Developer Carl Dranoff's projects, Symphony House in Center City and Venice Lofts in Manayunk, are consuming huge amounts of concrete and steel.
"It's dog-eat-dog for these things, so we committed to these materials with our suppliers more than a year ago to guarantee timely delivery when we needed them," Dranoff said.
Steel for Symphony House, purchased and paid for well in advance, is being fabricated now and stored until it is needed, he said.
"Any shortfall can hamstring operations, and with labor costs as high as they are already, that could really push costs higher," Dranoff said. "By ordering and paying for materials well in advance, we won't have to keep raising sale prices for our units to compensate for high materials prices."
Although softwood prices increased last month, lumber and panel prices remained below last year's levels, according to Random Lengths, a Eugene, Ore., firm that tracks framing lumber and panel prices.
Many builders apparently are waiting to order lumber, hoping that companies will drop prices or that competition among mills will produce the same result.
Some builders are pushing for a drop in tariffs on Canadian softwood to brake increases in U.S. lumber prices. Florida builder Barry Rutenberg told a Senate committee Feb. 14 that "restrictions on Canadian lumber do little or nothing to increase the use of U.S.-produced lumber in home construction, because the vast majority of the domestic timber supply is unsuitable for framing walls in homes."

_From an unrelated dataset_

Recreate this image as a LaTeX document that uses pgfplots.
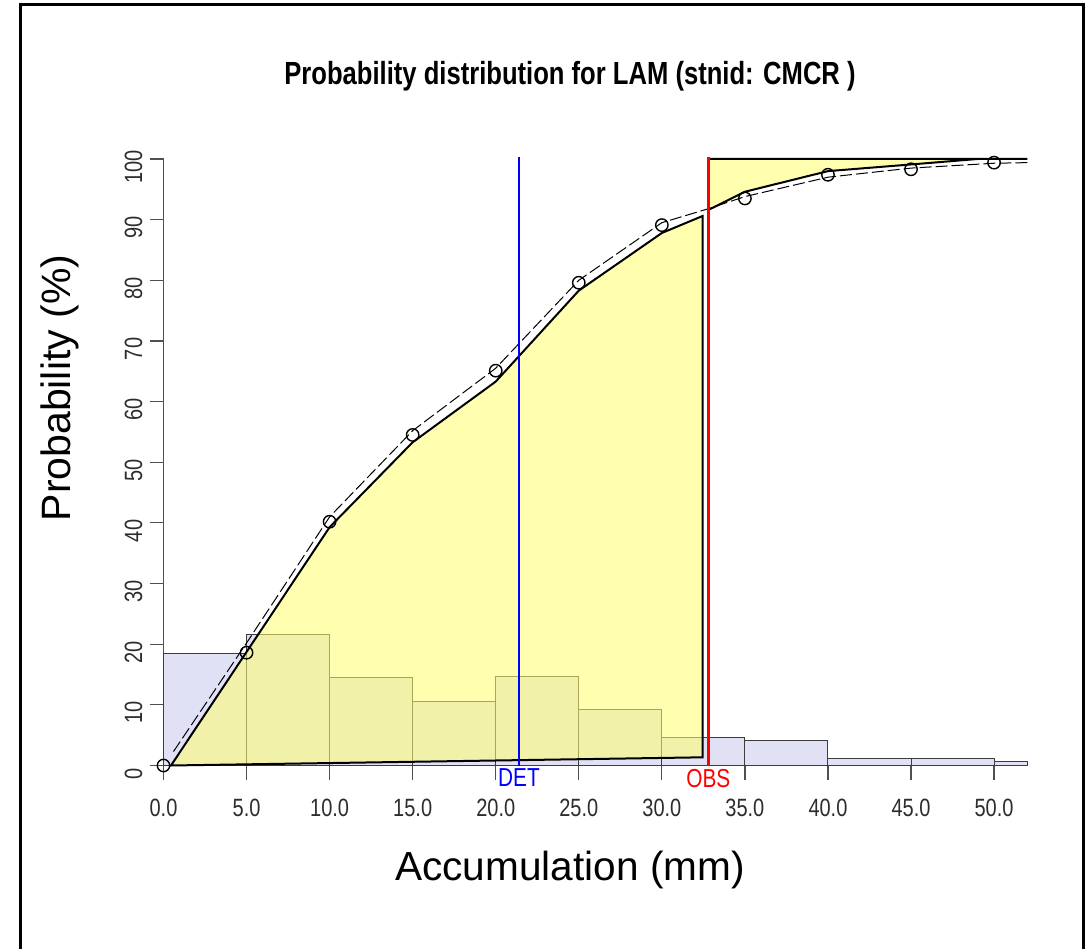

"I would not use Southern yellow pine for framing walls in the homes I build, even if it costs half as much as Canadian spruce-pine-fir," Rutenberg said. Reducing duties on Mexican cement to increase imports won't necessarily ease shortages of that commodity, Sullivan said.
"Most of those imports will be used in Arizona, Nevada, California and Texas," he said. "Only 125,000 tons will find its way to the rest of the country."